--- DATA FOR PROCESSING ---
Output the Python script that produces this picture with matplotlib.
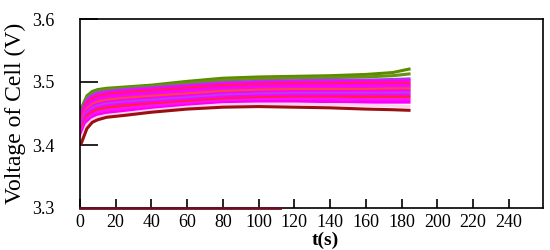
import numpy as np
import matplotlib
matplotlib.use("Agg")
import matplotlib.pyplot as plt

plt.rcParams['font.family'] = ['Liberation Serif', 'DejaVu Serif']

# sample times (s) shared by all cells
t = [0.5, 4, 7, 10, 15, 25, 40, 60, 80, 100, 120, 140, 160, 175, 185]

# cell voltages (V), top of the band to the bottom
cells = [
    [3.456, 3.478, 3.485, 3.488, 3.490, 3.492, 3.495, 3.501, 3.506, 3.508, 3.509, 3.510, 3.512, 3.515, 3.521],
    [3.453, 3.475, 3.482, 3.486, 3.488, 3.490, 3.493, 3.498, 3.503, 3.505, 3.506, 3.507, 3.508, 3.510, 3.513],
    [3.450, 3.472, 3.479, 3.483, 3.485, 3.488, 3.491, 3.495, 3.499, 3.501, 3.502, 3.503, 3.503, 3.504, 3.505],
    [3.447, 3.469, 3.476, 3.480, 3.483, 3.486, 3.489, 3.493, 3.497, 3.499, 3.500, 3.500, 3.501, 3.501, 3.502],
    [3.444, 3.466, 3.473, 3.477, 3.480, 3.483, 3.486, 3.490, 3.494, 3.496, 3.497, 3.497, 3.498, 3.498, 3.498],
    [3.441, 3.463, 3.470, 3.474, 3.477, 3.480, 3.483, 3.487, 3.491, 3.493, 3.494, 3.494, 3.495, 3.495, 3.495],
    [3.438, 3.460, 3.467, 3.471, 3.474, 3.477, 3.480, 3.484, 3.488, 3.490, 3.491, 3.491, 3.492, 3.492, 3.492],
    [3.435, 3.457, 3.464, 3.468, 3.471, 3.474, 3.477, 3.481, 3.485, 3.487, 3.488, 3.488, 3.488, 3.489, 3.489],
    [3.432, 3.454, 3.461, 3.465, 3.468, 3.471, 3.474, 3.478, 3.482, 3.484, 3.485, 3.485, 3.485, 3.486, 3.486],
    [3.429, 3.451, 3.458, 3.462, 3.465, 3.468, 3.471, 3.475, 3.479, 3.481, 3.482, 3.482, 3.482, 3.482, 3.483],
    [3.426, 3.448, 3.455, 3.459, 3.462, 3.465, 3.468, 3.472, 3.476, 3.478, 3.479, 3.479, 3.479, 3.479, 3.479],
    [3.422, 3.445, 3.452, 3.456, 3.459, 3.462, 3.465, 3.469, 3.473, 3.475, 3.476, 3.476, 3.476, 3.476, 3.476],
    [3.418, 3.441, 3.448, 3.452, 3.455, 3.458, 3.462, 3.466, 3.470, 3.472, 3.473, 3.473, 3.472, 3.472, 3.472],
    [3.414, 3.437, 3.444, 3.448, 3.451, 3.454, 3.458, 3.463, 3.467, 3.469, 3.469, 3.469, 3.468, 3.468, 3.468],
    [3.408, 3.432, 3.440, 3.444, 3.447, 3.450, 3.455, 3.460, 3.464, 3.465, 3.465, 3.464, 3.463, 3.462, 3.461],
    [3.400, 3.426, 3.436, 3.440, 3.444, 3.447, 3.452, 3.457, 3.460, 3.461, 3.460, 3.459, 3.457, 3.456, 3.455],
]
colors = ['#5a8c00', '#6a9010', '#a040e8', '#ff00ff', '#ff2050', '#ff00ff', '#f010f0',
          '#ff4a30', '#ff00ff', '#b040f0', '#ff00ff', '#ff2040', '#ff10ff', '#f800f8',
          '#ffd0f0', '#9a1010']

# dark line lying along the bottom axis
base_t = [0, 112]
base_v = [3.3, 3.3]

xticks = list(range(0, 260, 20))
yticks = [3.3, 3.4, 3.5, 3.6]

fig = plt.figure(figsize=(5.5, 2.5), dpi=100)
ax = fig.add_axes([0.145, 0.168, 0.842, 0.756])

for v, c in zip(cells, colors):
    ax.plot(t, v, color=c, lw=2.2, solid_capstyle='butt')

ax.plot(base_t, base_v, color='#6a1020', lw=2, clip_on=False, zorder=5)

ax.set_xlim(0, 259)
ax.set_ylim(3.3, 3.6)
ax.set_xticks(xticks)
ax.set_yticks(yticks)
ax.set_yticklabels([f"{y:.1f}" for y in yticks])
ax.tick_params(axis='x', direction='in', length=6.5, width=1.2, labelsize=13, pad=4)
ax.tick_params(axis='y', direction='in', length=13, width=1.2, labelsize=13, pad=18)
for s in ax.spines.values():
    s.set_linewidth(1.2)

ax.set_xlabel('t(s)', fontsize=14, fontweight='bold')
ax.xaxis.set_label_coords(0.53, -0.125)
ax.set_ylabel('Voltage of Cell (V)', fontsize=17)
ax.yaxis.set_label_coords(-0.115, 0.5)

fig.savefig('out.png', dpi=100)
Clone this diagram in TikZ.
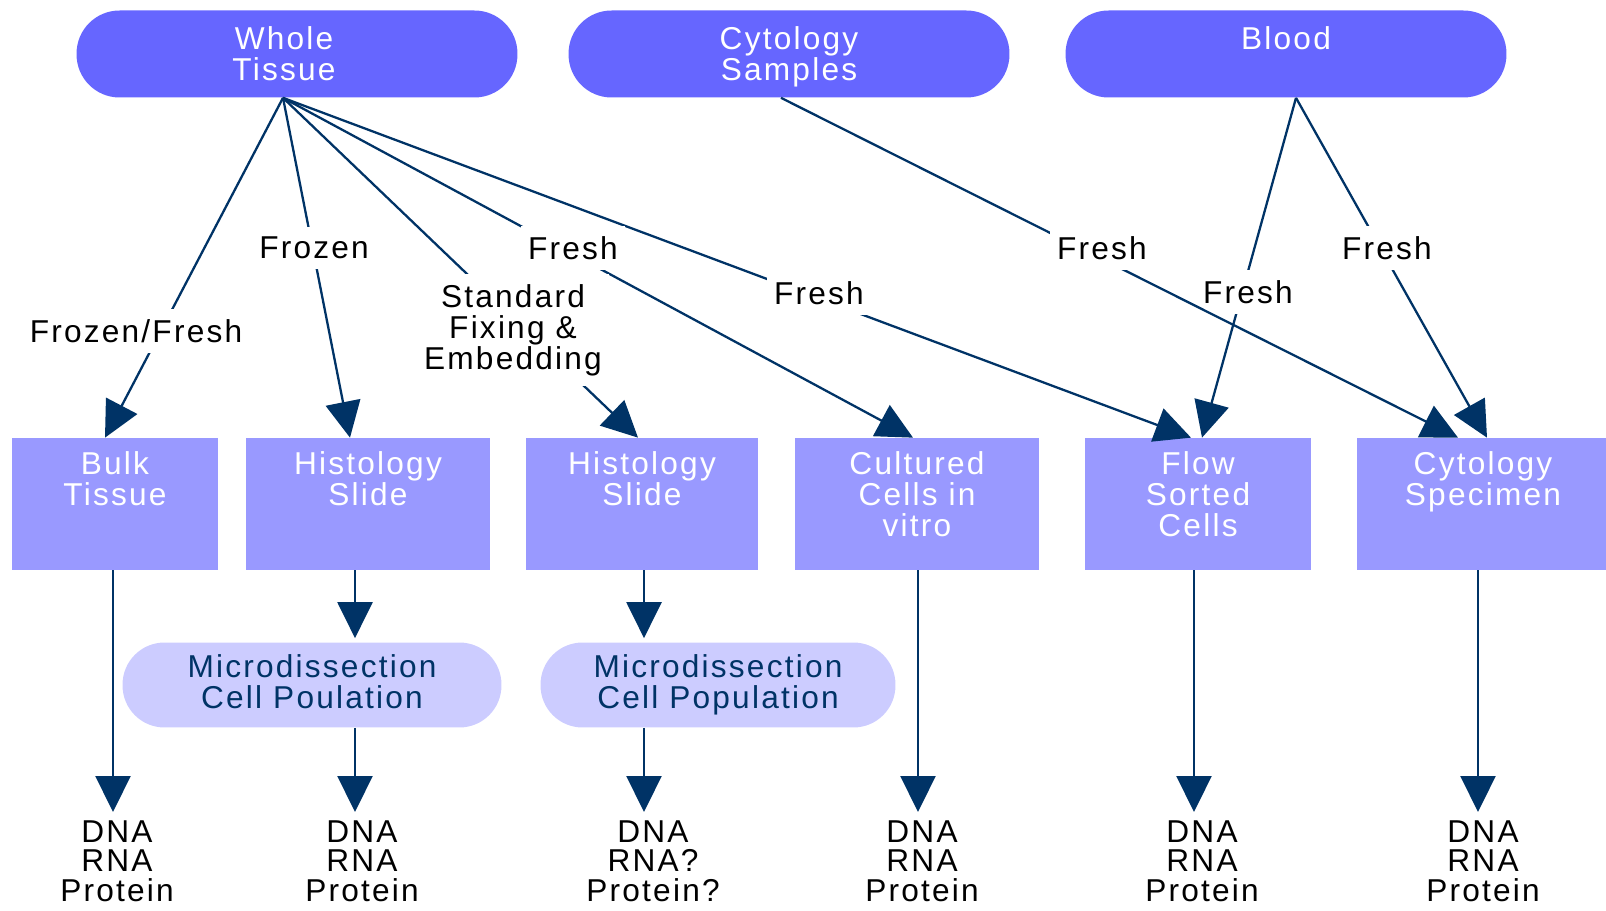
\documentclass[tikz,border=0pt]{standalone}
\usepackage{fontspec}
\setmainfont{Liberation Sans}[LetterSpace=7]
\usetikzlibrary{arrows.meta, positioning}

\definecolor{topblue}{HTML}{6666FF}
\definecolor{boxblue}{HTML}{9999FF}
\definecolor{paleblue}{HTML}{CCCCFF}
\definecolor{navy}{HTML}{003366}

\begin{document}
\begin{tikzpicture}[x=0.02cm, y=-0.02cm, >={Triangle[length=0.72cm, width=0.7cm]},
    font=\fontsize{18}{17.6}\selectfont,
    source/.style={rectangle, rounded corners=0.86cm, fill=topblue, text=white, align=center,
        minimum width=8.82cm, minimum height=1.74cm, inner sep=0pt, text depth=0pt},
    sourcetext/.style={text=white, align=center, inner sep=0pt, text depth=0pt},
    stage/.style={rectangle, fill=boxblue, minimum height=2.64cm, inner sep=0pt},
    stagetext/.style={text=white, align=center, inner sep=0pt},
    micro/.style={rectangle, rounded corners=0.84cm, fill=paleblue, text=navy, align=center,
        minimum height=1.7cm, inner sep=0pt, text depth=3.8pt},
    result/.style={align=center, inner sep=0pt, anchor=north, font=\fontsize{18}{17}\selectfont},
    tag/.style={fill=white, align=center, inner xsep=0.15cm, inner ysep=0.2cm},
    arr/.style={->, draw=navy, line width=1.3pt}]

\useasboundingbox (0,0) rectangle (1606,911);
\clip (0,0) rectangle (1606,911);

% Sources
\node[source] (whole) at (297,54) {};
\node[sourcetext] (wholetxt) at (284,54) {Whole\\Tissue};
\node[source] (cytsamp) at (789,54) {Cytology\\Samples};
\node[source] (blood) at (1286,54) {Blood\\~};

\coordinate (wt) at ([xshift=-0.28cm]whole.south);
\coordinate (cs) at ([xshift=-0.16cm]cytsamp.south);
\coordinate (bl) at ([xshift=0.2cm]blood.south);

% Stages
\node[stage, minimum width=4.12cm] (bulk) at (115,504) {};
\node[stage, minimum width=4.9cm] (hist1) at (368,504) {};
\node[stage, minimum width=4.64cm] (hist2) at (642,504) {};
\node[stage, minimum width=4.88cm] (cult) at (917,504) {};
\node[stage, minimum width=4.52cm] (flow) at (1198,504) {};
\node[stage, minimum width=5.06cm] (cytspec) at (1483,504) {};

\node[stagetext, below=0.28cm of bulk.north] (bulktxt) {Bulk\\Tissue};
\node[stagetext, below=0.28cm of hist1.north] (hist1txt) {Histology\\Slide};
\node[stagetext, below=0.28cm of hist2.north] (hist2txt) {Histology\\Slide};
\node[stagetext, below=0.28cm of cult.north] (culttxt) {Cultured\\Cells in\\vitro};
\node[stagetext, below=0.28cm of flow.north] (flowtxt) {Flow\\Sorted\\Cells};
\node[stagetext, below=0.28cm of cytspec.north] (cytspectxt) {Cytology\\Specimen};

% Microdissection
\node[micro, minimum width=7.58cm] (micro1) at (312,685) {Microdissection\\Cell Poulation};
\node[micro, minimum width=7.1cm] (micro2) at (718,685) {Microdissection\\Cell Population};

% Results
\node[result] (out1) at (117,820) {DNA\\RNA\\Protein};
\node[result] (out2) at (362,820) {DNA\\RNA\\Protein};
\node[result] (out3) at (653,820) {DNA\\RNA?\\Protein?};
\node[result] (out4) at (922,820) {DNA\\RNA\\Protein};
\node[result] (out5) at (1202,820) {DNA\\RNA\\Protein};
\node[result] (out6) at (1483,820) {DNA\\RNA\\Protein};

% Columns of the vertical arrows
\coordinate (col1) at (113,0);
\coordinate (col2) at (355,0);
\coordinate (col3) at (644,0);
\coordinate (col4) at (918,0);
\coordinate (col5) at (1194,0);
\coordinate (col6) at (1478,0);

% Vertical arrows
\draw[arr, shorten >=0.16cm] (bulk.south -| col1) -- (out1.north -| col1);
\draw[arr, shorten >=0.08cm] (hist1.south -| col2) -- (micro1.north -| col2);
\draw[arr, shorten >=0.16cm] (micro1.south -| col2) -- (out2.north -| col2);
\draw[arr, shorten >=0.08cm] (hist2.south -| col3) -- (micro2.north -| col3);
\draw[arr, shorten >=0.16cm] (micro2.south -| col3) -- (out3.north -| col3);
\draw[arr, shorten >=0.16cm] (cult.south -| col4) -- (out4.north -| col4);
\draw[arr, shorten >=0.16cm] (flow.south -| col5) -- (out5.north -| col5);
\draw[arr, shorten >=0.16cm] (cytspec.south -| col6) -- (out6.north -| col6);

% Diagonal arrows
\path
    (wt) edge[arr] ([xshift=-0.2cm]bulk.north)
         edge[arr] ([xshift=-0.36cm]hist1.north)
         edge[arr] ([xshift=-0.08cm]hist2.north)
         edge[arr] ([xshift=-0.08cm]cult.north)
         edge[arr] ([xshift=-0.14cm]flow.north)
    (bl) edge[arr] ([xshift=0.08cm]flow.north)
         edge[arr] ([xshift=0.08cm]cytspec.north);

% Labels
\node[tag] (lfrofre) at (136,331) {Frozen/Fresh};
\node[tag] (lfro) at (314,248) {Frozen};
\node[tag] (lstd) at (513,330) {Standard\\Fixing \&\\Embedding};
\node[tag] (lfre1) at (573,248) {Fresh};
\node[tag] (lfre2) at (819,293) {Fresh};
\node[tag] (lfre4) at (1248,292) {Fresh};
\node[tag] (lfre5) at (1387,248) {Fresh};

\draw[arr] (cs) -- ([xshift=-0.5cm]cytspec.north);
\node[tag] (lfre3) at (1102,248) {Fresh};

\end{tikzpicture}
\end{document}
---
▶ [TASK]: Repeat the lines of the listing above verbatim, beginning at its first line and ending at the line containing "160, 175, 185]", which is included. Omit pictures.

▶ [TASK RESULT]:
Output the Python script that produces this picture with matplotlib.
import numpy as np
import matplotlib
matplotlib.use("Agg")
import matplotlib.pyplot as plt

plt.rcParams['font.family'] = ['Liberation Serif', 'DejaVu Serif']

# sample times (s) shared by all cells
t = [0.5, 4, 7, 10, 15, 25, 40, 60, 80, 100, 120, 140, 160, 175, 185]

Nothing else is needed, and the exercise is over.